What sparks such violent reactions between two otherwise docile pets?  Usually there's already an underlying tension between the two animals, and a trigger sets it off.  The trigger could be a scrap of food, a prized possession (like a human being) or even a nasty look.  Why do some dogs not like each other to begin with?  The same reasons some humans don't hit it off...two strong personalities clashing for leadership, two females vying for affection of the same male (dog or human), or maybe they just don't like each other's looks.  Two females with "issues," be it dominance, fear aggression, or jealousy, are a volatile combination.  Two unneutered males are also a dangerous mix.  While there are exceptions to every rule, most breeders of high-drive dogs will advise buyers not to have two females or two males of the same breed living together.

I've seen dogs absolutely freak when first see certain types of dogs.  Back at Manning Dog Training, dogs used to go berserk when an Afghan would enter the classroom.  Same reaction with a clipped standard poodle or an Irish wolfhound.  They looked different, and the other dogs didn't trust them. Their reaction is to offer up a strong offense.  My own dog has a distrust of fuzzy white dogs, probably because she was attacked by one a few years ago.


Offense or Defense:  Which position does your dog usually play?
An "offensive" fighter is one who is looking for a confrontation.  He enters onto the scene with a chip on his shoulder, visible in a stiff-legged strut that makes him as large as possible.  His hair may be up, as will his tail.  He looks like a bully.  His brow may be furrowed; his ears will be forward and alert.  He may display teeth and utter a very audible growl.

A "defensive" fighter will wait for the offense to approach him.  His stance--tail to neck--will be lower.  He will tense.  He will avoid direct eye contact with the offense, but will be acutely aware of his moves.  He is saying, "I really don't want to fight you, but I will if I have to defend myself."

Photo:  The Cocker is the "offense" and approaches the Min Pin with curiosity.
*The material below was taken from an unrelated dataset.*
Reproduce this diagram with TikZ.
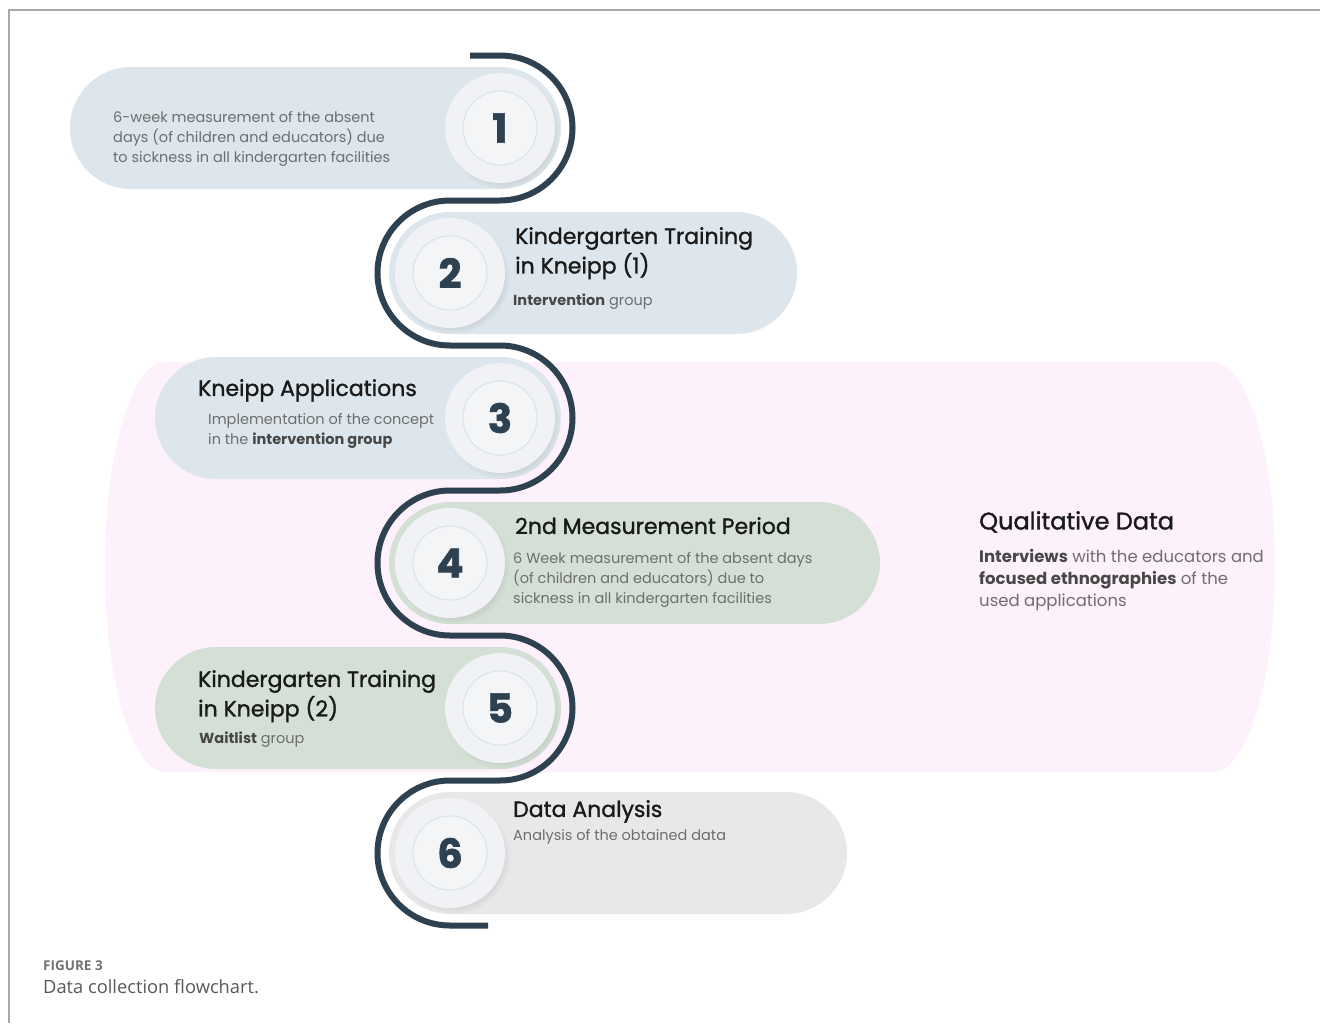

The Min Pin thinks he's too "forward" and shows a defensive aggressive posture. Here, the Min Pin will be the first to strike, and this could bring on a nasty scuffle.

It doesn't matter which position your dog is "playing."  Either dog can become injurious to the other.  Size doesn't matter either.  Many small dogs have a Napolean complex and will take on even the largest competitor without fear.
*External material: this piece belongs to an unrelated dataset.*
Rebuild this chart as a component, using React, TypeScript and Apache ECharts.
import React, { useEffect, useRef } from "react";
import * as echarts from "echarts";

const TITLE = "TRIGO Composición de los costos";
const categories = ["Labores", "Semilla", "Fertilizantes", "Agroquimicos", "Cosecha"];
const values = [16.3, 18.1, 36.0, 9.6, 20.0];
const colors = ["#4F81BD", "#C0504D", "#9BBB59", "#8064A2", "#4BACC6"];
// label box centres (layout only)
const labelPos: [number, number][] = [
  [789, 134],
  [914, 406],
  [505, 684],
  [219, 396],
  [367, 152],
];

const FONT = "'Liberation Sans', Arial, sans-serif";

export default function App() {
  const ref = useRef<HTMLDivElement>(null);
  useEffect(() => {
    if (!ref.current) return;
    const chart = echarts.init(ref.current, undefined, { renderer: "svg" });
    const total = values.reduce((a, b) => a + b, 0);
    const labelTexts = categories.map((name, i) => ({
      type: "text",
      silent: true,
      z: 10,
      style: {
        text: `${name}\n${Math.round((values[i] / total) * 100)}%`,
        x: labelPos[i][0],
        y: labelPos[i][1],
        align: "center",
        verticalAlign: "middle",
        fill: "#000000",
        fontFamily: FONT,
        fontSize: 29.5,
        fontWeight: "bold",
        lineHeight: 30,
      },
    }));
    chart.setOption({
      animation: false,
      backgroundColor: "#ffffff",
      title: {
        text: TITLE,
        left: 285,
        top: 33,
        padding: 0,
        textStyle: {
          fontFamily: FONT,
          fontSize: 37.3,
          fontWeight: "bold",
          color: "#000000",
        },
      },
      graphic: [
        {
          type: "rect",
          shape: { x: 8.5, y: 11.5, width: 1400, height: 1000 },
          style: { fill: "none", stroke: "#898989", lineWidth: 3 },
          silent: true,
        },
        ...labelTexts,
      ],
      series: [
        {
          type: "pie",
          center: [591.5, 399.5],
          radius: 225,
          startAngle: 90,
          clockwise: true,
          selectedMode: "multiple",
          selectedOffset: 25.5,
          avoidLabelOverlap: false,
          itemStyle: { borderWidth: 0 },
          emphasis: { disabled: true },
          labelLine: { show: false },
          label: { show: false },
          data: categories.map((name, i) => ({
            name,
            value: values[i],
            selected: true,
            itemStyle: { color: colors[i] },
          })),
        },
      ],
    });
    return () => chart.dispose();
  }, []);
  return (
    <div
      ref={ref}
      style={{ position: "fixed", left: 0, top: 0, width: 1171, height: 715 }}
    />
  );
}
This is the moment to diffuse the fight!  When you see these types of extreme, wary body language, get your dog's attention back on you before he growls and strikes out toward the other dog.  Once they engage, you may be too late.  Breaking up a dog fight can seem impossible once it starts. 

To break up a fight, use whatever means are available.  Throw a chair at the dogs if you need to.  You will probably do less bodily harm to them this way than by letting them maim each other.  The best technique is to spray them with a garden hose if you're lucky enough to have one sitting there, already on, right next to the  dog fight.  Throwing a towel or jacket over and between the dogs may also work, because it will break the action just long enough that you might get them apart.  If you have pepper spray, consider using it.  A few minutes of coughing and wheezing is better than puncture wounds and lacerations.

Even if your dog generally plays well with others, know his tolerances.  Rough play may start out innocently enough, but  escalate into a serious scuffle if one dog starts feeling overwhelmed by another.  Yipping and squealing can often set off a negative reaction from the aggressor, whose prey drive may kick in and arouse him to cross the line.  If your dog is feeling tired or grouchy from activity the day before, know that he'll be more defensive and less good-natured in his play.

The bottom line:  know your dog and be realistic about his social shortcomings.  Protect him from social interactions that could escalate to injury.  Let your dog play in a way that is appropriate for your dog, and with friends who are appropriate for him or her.   It doesn't sound much different from raising kids, does it?